## begin

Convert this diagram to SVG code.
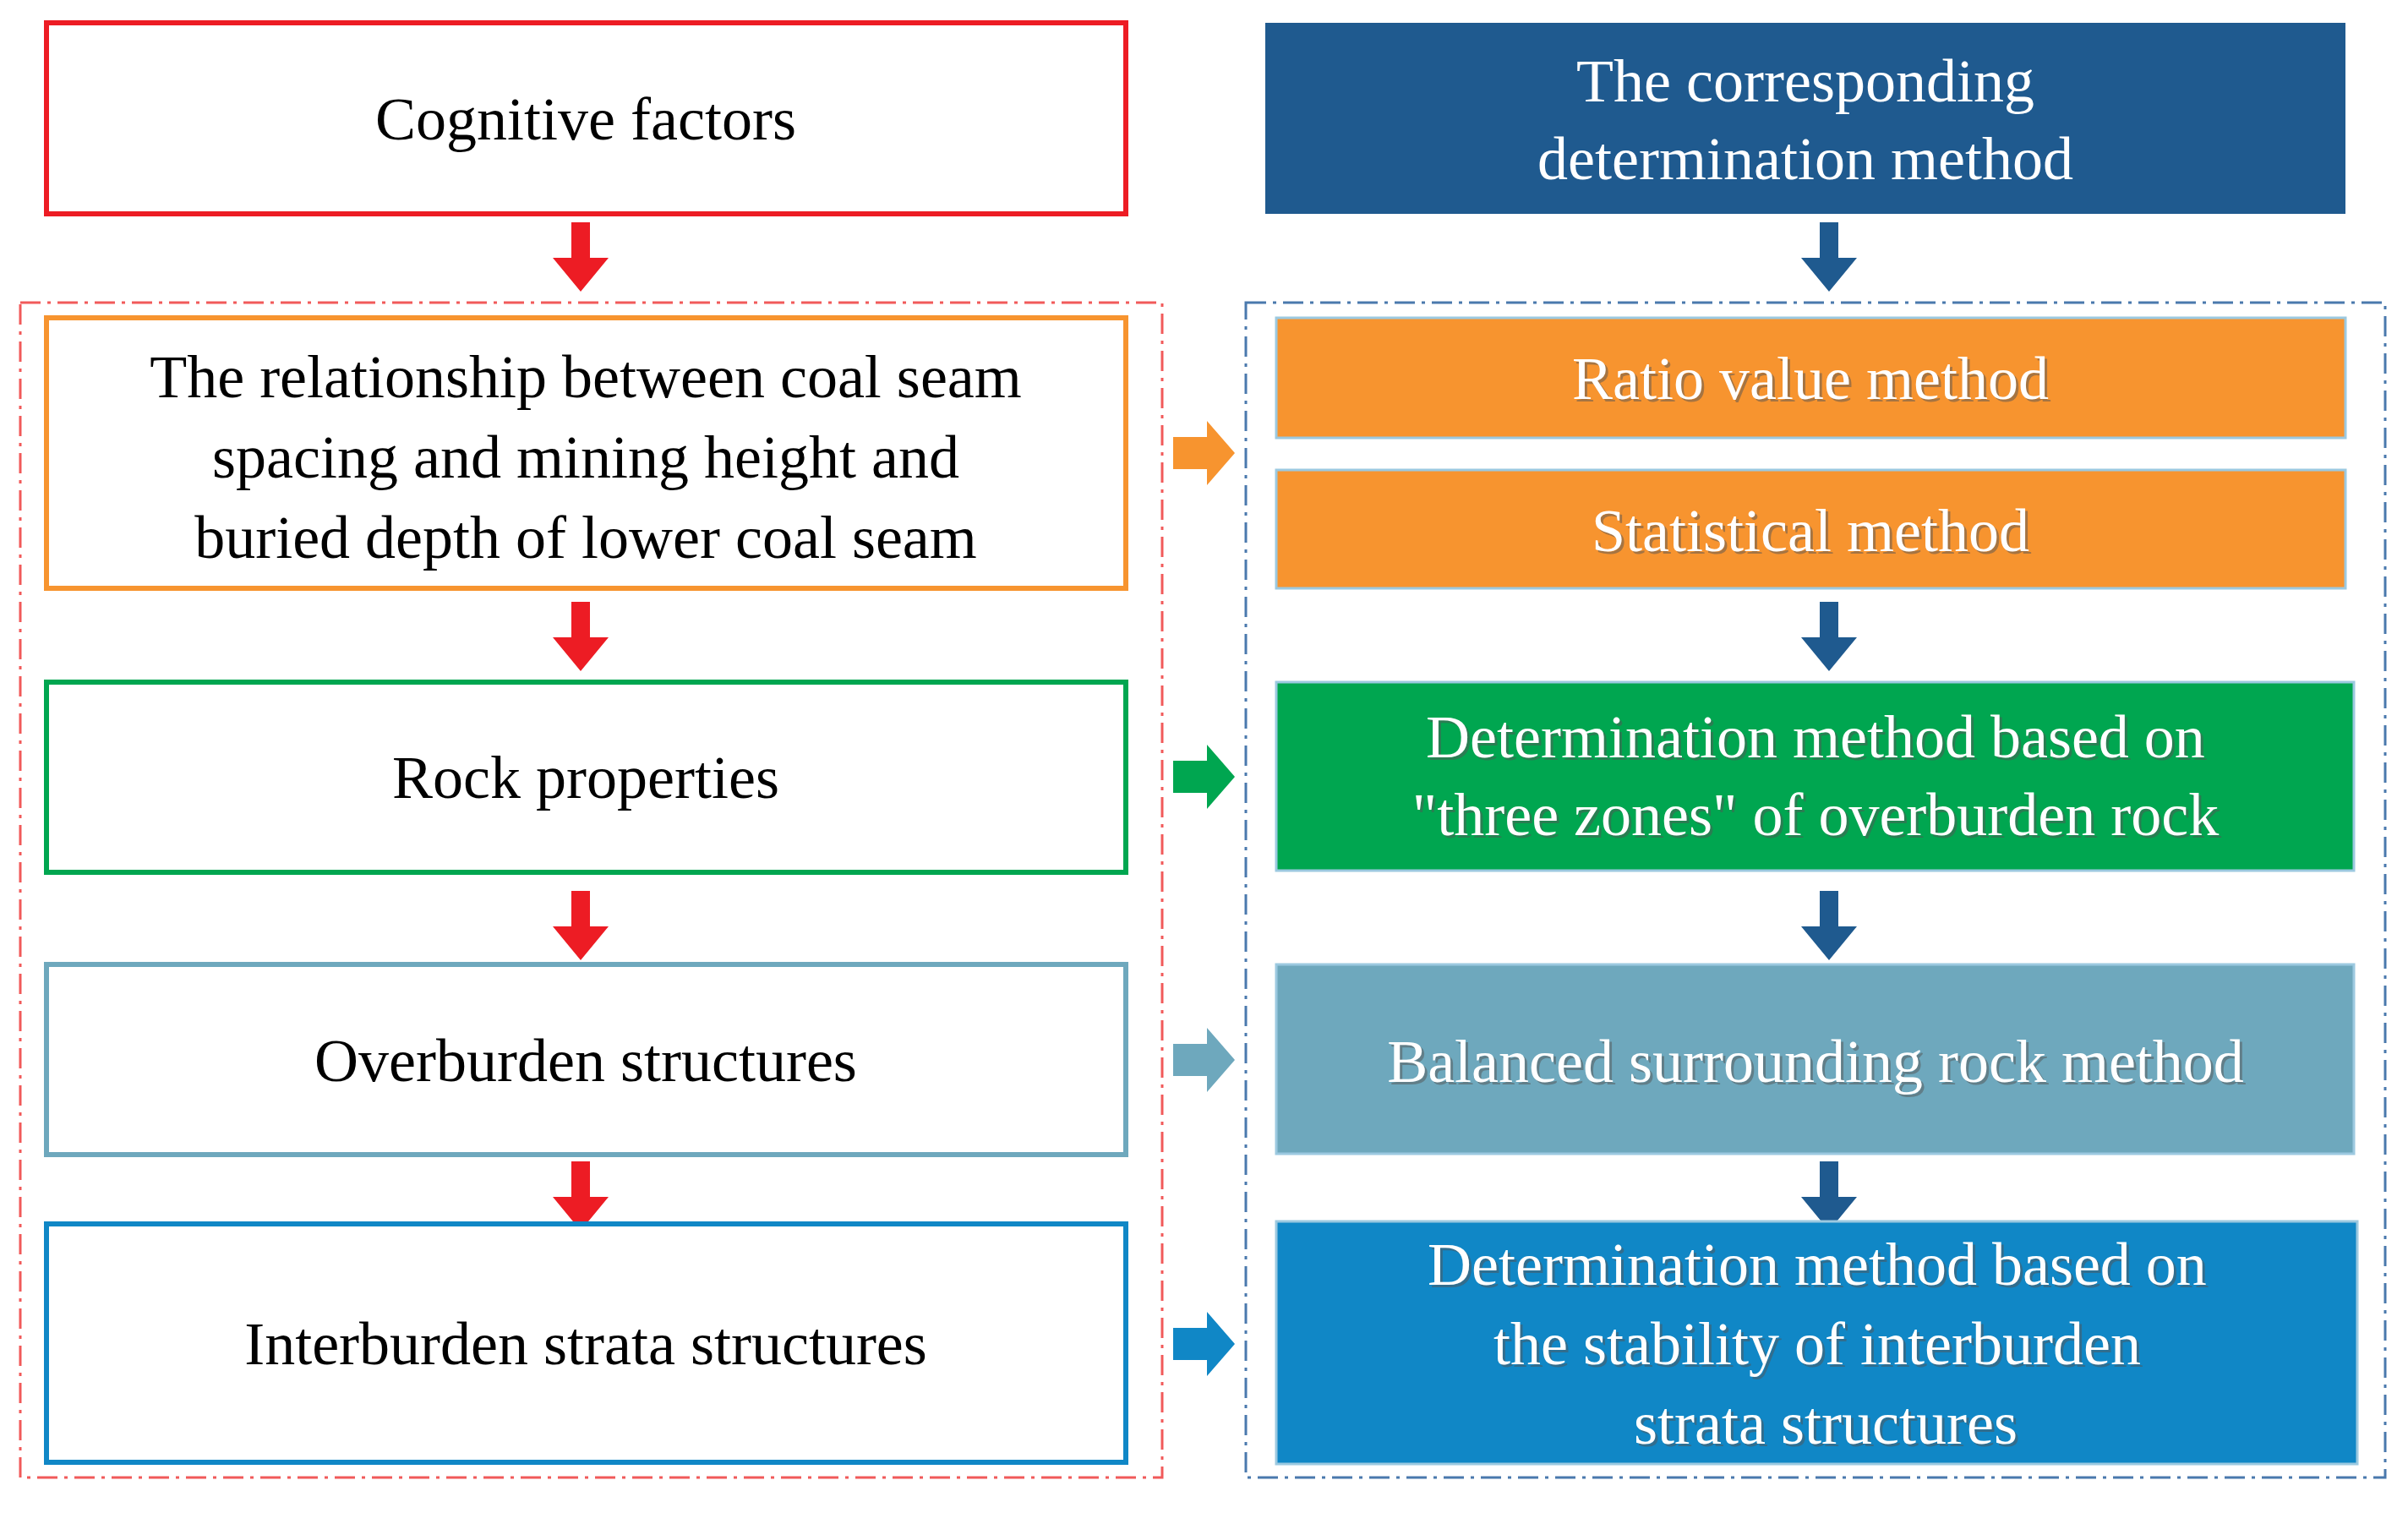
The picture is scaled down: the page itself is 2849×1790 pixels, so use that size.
<svg xmlns="http://www.w3.org/2000/svg" width="2849" height="1790" viewBox="0 0 2849 1790">
<defs>
<style>
.t{font-family:"Liberation Serif","Times New Roman",serif;font-size:72px;text-anchor:middle}
.w{fill:#fff}
.s{fill:#555;opacity:0.5}
.ob{fill:#fff;stroke-width:6}
</style>
<path id="dn" d="M-11,0 H11 V42 H33 L0,82 L-33,42 H-11 Z"/>
<path id="rt" d="M0,-19 H40 V-38 L73,0 L40,38 V19 H0 Z"/>
</defs>
<rect width="2849" height="1790" fill="#fff"/>
<g id="containers" fill="none" stroke-width="3" stroke-dasharray="24,8,4,8">
<rect x="24" y="358" width="1351" height="1390" stroke="#f15a5a"/>
<rect x="1474" y="358" width="1348" height="1390" stroke="#4a79ad"/>
</g>
<g id="connectors">
<g fill="#ed1c24">
<use href="#dn" x="687" y="263"/><use href="#dn" x="687" y="712"/><use href="#dn" x="687" y="1054"/><use href="#dn" x="687" y="1374"/>
</g>
<g fill="#1f5a8f">
<use href="#dn" x="2164" y="263"/><use href="#dn" x="2164" y="712"/><use href="#dn" x="2164" y="1054"/><use href="#dn" x="2164" y="1374"/>
</g>
<use href="#rt" x="1388" y="536" fill="#f7942f"/>
<use href="#rt" x="1388" y="919" fill="#00a650"/>
<use href="#rt" x="1388" y="1254" fill="#6ea8bd"/>
<use href="#rt" x="1388" y="1590" fill="#1087c6"/>
</g>
<g id="n1"><rect class="ob" x="55" y="27" width="1277" height="226" stroke="#ed1c24"/><text class="t" x="693" y="165">Cognitive  factors</text></g>
<g id="n2"><rect class="ob" x="55" y="376" width="1277" height="320" stroke="#f7942f"/>
<text class="t" x="693" y="470">The relationship between coal seam</text>
<text class="t" x="693" y="565">spacing and mining height and</text>
<text class="t" x="693" y="660">buried depth of lower coal seam</text></g>
<g id="n3"><rect class="ob" x="55" y="807" width="1277" height="225" stroke="#00a650"/><text class="t" x="693" y="944">Rock properties</text></g>
<g id="n4"><rect class="ob" x="55" y="1141" width="1277" height="225" stroke="#6ea8bd"/><text class="t" x="693" y="1279">Overburden  structures</text></g>
<g id="n5"><rect class="ob" x="55" y="1448" width="1277" height="282" stroke="#1087c6"/><text class="t" x="693" y="1614">Interburden strata structures</text></g>
<g id="m0"><rect x="1497" y="27" width="1278" height="226" fill="#1f5a8f"/>
<text class="t w" x="2136" y="120">The corresponding</text><text class="t w" x="2136" y="212">determination  method</text></g>
<g id="m1"><rect x="1510" y="376" width="1265" height="142" fill="#f7942f" stroke="#9cc9e0" stroke-width="3"/>
<text class="t s" x="2145" y="475">Ratio value method</text><text class="t w" x="2142" y="472">Ratio value method</text></g>
<g id="m2"><rect x="1510" y="556" width="1265" height="140" fill="#f7942f" stroke="#9cc9e0" stroke-width="3"/>
<text class="t s" x="2145" y="655">Statistical method</text><text class="t w" x="2142" y="652">Statistical method</text></g>
<g id="m3"><rect x="1510" y="807" width="1275" height="223" fill="#00a650" stroke="#9cc9e0" stroke-width="3"/>
<text class="t s" x="2151" y="899">Determination method based on</text><text class="t w" x="2148" y="896">Determination method based on</text>
<text class="t s" x="2151" y="991">"three zones"  of overburden rock</text><text class="t w" x="2148" y="988">"three zones"  of overburden rock</text></g>
<g id="m4"><rect x="1510" y="1141" width="1275" height="224" fill="#6ea8bd" stroke="#9cc9e0" stroke-width="3"/>
<text class="t s" x="2151" y="1283">Balanced  surrounding  rock method</text><text class="t w" x="2148" y="1280">Balanced  surrounding  rock method</text></g>
<g id="m5"><rect x="1510" y="1445" width="1279" height="287" fill="#1087c6" stroke="#9cc9e0" stroke-width="3"/>
<text class="t s" x="2153" y="1523">Determination method based on</text><text class="t w" x="2150" y="1520">Determination method based on</text>
<text class="t s" x="2153" y="1617">the stability of interburden</text><text class="t w" x="2150" y="1614">the stability of interburden</text>
<text class="t s" x="2163" y="1711">strata structures</text><text class="t w" x="2160" y="1708">strata structures</text></g>
</svg>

## end

▶ **The request**
Scan the material above. Copy each line that holds the word "size".

▶ **Worked answer**
The picture is scaled down: the page itself is 2849×1790 pixels, so use that size.
.t{font-family:"Liberation Serif","Times New Roman",serif;font-size:72px;text-anchor:middle}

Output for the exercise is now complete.